# What the task requires:
Extract every line of the material that holds the string "this".

*** Supplied data

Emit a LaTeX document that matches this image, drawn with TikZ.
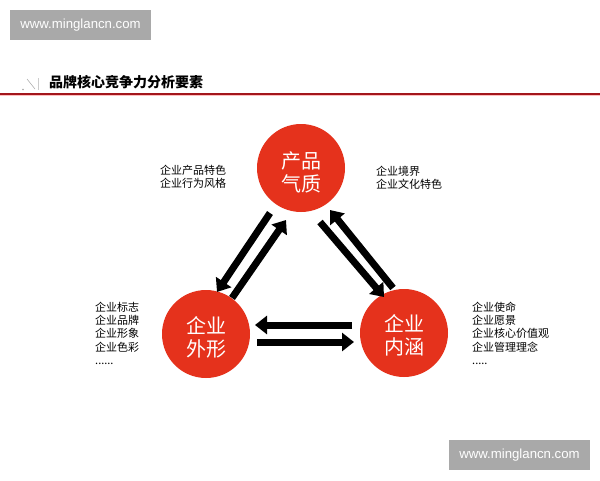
\documentclass[tikz,border=0pt]{standalone}
\usepackage{fontspec}
\setmainfont{Noto Sans CJK SC}
\newfontfamily\latfont{Liberation Sans}
\usetikzlibrary{arrows.meta,calc}
\definecolor{circred}{HTML}{E5321C}
\definecolor{linered}{HTML}{A3161C}
\definecolor{wmgray}{HTML}{A9A9A9}
\tikzset{
  bubble/.style={circle,fill=circred,minimum size=88pt,inner sep=0pt},
  bubbletext/.style={text=white,font=\fontsize{20}{23}\selectfont,align=center,inner sep=0pt},
  fatarrow/.style={line width=7pt,-{Triangle[length=12pt,width=18pt]},black},
  label/.style={font=\fontsize{11}{13.2}\selectfont,align=left,anchor=north west,inner sep=0pt},
  wmark/.style={fill=wmgray,text=white,font=\latfont\fontsize{13.2}{15}\selectfont,minimum width=141pt,minimum height=30pt,inner sep=0pt}
}
\begin{document}
\begin{tikzpicture}[x=1pt,y=-1pt]
\useasboundingbox (0,0) rectangle (600,480);
\fill[white] (0,0) rectangle (600,480);
% watermarks
\node[wmark] (wm1) at (80.5,25) {www.minglancn.com};
\node[wmark] (wm2) at (519.5,455) {www.minglancn.com};
% title
\draw[gray!60,line width=0.6pt] (27,79) -- (35,89);
\draw[gray!40,line width=0.6pt] (38,78) -- (38,90);
\fill[gray!70] (23,89.5) circle (0.8);
\node[anchor=west,inner sep=0pt,font=\fontsize{14}{16}\selectfont\bfseries] (title) at (49,82) {品牌核心竞争力分析要素};
\draw[red!25,line width=3pt] (0,94) -- (600,94);
\draw[linered,line width=1.6pt] (0,94) -- (600,94);
% circles
\node[bubble] (top) at (301,168) {};
\node[bubble] (left) at (206,334) {};
\node[bubble] (right) at (404,333) {};
\node[bubbletext] (toptext) at ($(top.center)+(0,4)$) {产品\\气质};
\node[bubbletext] (lefttext) at ($(left.center)+(0,3)$) {企业\\外形};
\node[bubbletext] (righttext) at ($(right.center)+(0,2)$) {企业\\内涵};
% arrow endpoints
\coordinate (a1s) at (270,213); \coordinate (a1e) at (217,292);
\coordinate (a2s) at (232,298); \coordinate (a2e) at (286,220);
\coordinate (b1s) at (393,288); \coordinate (b1e) at (330,210);
\coordinate (b2s) at (320,222); \coordinate (b2e) at (384,297);
\coordinate (c1s) at (352,325); \coordinate (c1e) at (255,325);
\coordinate (c2s) at (257,342); \coordinate (c2e) at (354,342);
\draw[fatarrow] (a1s) -- (a1e);
\draw[fatarrow] (a2s) -- (a2e);
\draw[fatarrow] (b1s) -- (b1e);
\draw[fatarrow] (b2s) -- (b2e);
\draw[fatarrow] (c1s) -- (c1e);
\draw[fatarrow] (c2s) -- (c2e);
% labels
\node[label] (lt) at (160,165) {企业产品特色\\企业行为风格};
\node[label] (rt) at (376,166) {企业境界\\企业文化特色};
\node[label] (ll) at (95,302) {企业标志\\企业品牌\\企业形象\\企业色彩\\......};
\node[label] (rl) at (472,302) {企业使命\\企业愿景\\企业核心价值观\\企业管理理念\\.....};
\end{tikzpicture}
\end{document}
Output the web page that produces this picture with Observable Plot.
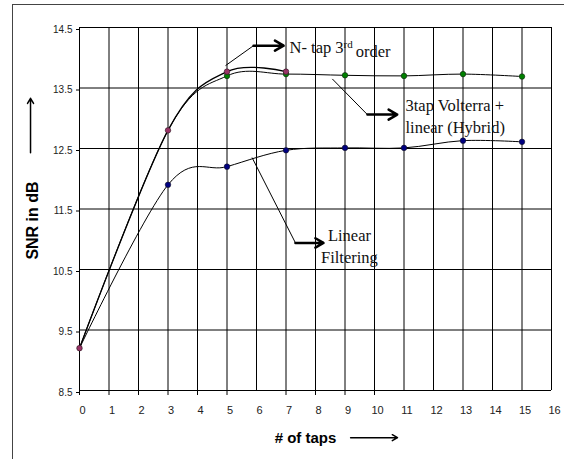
<!DOCTYPE html>
<html>
<head>
<meta charset="utf-8">
<script src="https://cdn.jsdelivr.net/npm/d3@7"></script>
<script src="https://cdn.jsdelivr.net/npm/@observablehq/plot@0.6"></script>
<style>
  html, body { margin: 0; padding: 0; background: #fff; overflow: hidden; }
  #wrap { position: relative; width: 564px; height: 459px; overflow: hidden; }
  #frame { position: absolute; left: 12px; top: 4px; width: 580px; height: 480px; border: 1px solid #444; box-sizing: border-box; }
  #chart { position: absolute; left: 0; top: 0; }
</style>
</head>
<body>
<div id="wrap"><div id="frame"></div><div id="chart"></div></div>
<script>
// ---- data ----
const xTickLabels = [0,1,2,3,4,5,6,7,8,9,10,11,12,13,14,15,16];
const xTickMarks = [0,1,2,3,4,5,7,8,9,10];
const yTicks = [8.5,9.5,10.5,11.5,12.5,13.5,14.5];

const nTapTaps = [0,3,5,7];
const nTapSNR  = [9.2,12.8,13.77,13.77];

const hybridTaps = [0,3,5,7,9,11,13,15];
const hybridSNR  = [9.2,12.8,13.70,13.73,13.71,13.70,13.73,13.69];

const linearTaps = [0,3,5,7,9,11,13,15];
const linearSNR  = [9.2,11.9,12.2,12.47,12.51,12.51,12.63,12.61];

// annotation texts (data units)
const annLabels = ["N- tap 3rd order", "3tap Volterra +\nlinear (Hybrid)", "Linear\nFiltering"];
const annX = [7.12, 11.05, 9.15];
const annY = [14.2, 13.05, 10.9];
// leader lines and arrows (data units)
const leadX1 = [4.95, 8.57, 5.85], leadY1 = [13.87, 13.65, 12.35];
const leadX2 = [5.9, 9.76, 7.32],  leadY2 = [14.2, 13.06, 10.94];
const arrX2 = [6.92, 10.77, 8.27];

const axisTitles = ["SNR in dB", "# of taps"];

// ---- build tables ----
const zip = (xs, ys, s) => xs.map((x, i) => ({x, y: ys[i], s}));
const nTap = zip(nTapTaps, nTapSNR, "n");
const hybrid = zip(hybridTaps, hybridSNR, "h");
const linear = zip(linearTaps, linearSNR, "l");
const ann = annLabels.map((t, i) => ({t, x: annX[i], y: annY[i]}));
const leads = leadX1.map((x1, i) => ({x1, y1: leadY1[i], x2: leadX2[i], y2: leadY2[i], x3: arrX2[i]}));

const serif = "'Liberation Serif', 'Times New Roman', serif";
const curve = d3.curveCatmullRom.alpha(0);
const annStyle = {x: "x", y: "y", text: "t", fontFamily: serif, fontSize: 16.5, lineHeight: 1.32, fill: "#111"};

const chart = Plot.plot({
  width: 564, height: 459,
  marginLeft: 79, marginRight: 13, marginTop: 27, marginBottom: 69,
  x: {domain: [0, 16], label: null},
  y: {domain: [8.5, 14.5], label: null},
  style: {fontFamily: "'Liberation Sans', Arial, sans-serif", background: "transparent", overflow: "visible", color: "#000"},
  marks: [
    Plot.gridX(xTickLabels.slice(1), {stroke: "#000", strokeOpacity: 1, strokeWidth: 1}),
    Plot.gridY(yTicks.slice(1), {stroke: "#000", strokeOpacity: 1, strokeWidth: 1}),
    Plot.ruleX([0], {stroke: "#000"}),
    Plot.ruleY([8.5], {stroke: "#000"}),
    Plot.axisY(yTicks, {tickSize: 3, tickPadding: 4, tickFormat: d => d.toFixed(1), fontSize: 10, fill: "#222", dy: 2, label: null}),
    Plot.axisX(xTickMarks, {tickSize: 5, tickFormat: () => "", label: null}),
    Plot.axisX(xTickLabels, {tickSize: 0, tickPadding: 16, fontSize: 11, fill: "#222", dx: 3, label: null}),
    Plot.line(linear, {x: "x", y: "y", curve, stroke: "#000", strokeWidth: 1}),
    Plot.line(hybrid, {x: "x", y: "y", curve, stroke: "#000", strokeWidth: 1}),
    Plot.line(nTap, {x: "x", y: "y", curve, stroke: "#000", strokeWidth: 1.3}),
    Plot.dot(linear.slice(1), {x: "x", y: "y", r: 2.8, fill: "#000080", stroke: "#111", strokeWidth: 0.5}),
    Plot.dot(hybrid.slice(2), {x: "x", y: "y", r: 2.8, fill: "#008000", stroke: "#111", strokeWidth: 0.5}),
    Plot.dot(nTap, {x: "x", y: "y", r: 2.8, fill: "#993366", stroke: "#111", strokeWidth: 0.5}),
    Plot.link(leads, {x1: "x1", y1: "y1", x2: "x2", y2: "y2", stroke: "#000", strokeWidth: 1}),
    Plot.arrow(leads, {x1: "x2", y1: "y2", x2: "x3", y2: "y2", stroke: "#000", strokeWidth: 2.5, headLength: 7}),
    Plot.text(ann.slice(0, 2), {...annStyle, textAnchor: "start"}),
    Plot.text(ann.slice(2), {...annStyle, textAnchor: "middle"}),
    Plot.text([axisTitles[0]], {x: -1.59, y: 11.31, rotate: -90, fontWeight: "bold", fontSize: 16, fill: "#000"}),
    Plot.arrow([0], {x1: -1.66, x2: -1.66, y1: 12.43, y2: 13.33, stroke: "#000", strokeWidth: 1.5, headLength: 6}),
    Plot.text([axisTitles[1]], {x: 7.66, y: 7.72, fontWeight: "bold", fontSize: 15, fill: "#000"}),
    Plot.arrow([0], {x1: 9.19, x2: 10.78, y1: 7.72, y2: 7.72, stroke: "#000", strokeWidth: 1.5, headLength: 6})
  ]
});
document.getElementById("chart").appendChild(chart);

// superscript for "3rd"
d3.select(chart).selectAll("text").filter(function() { return this.textContent === annLabels[0]; })
  .each(function() {
    const t = d3.select(this);
    t.text(null);
    t.append("tspan").text("N- tap 3");
    t.append("tspan").attr("font-size", 11).attr("dy", -5).text("rd");
    t.append("tspan").attr("dx", 3).attr("dy", 9).text("order");
  });
</script>
</body>
</html>
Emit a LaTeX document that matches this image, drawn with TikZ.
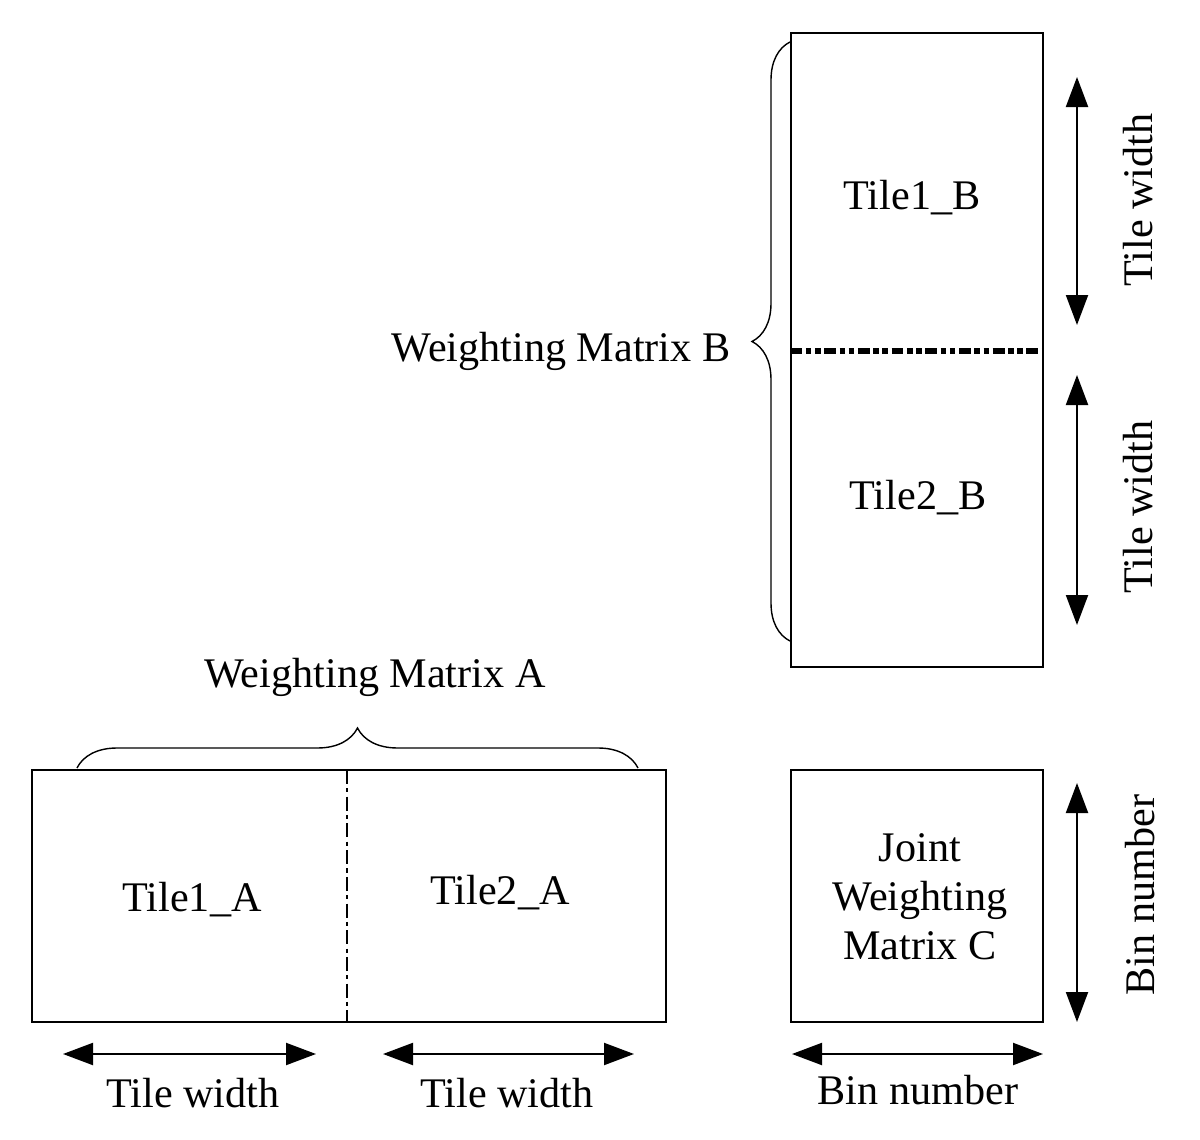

******

# Result:
Emit a LaTeX document that matches this image, drawn with TikZ.
Output the web page that produces this picture with Observable Plot.
d3.select(chart).selectAll("text").filter(function() { return this.textContent === annLabels[0]; })
    const t = d3.select(this);
Emit a LaTeX document that matches this image, drawn with TikZ.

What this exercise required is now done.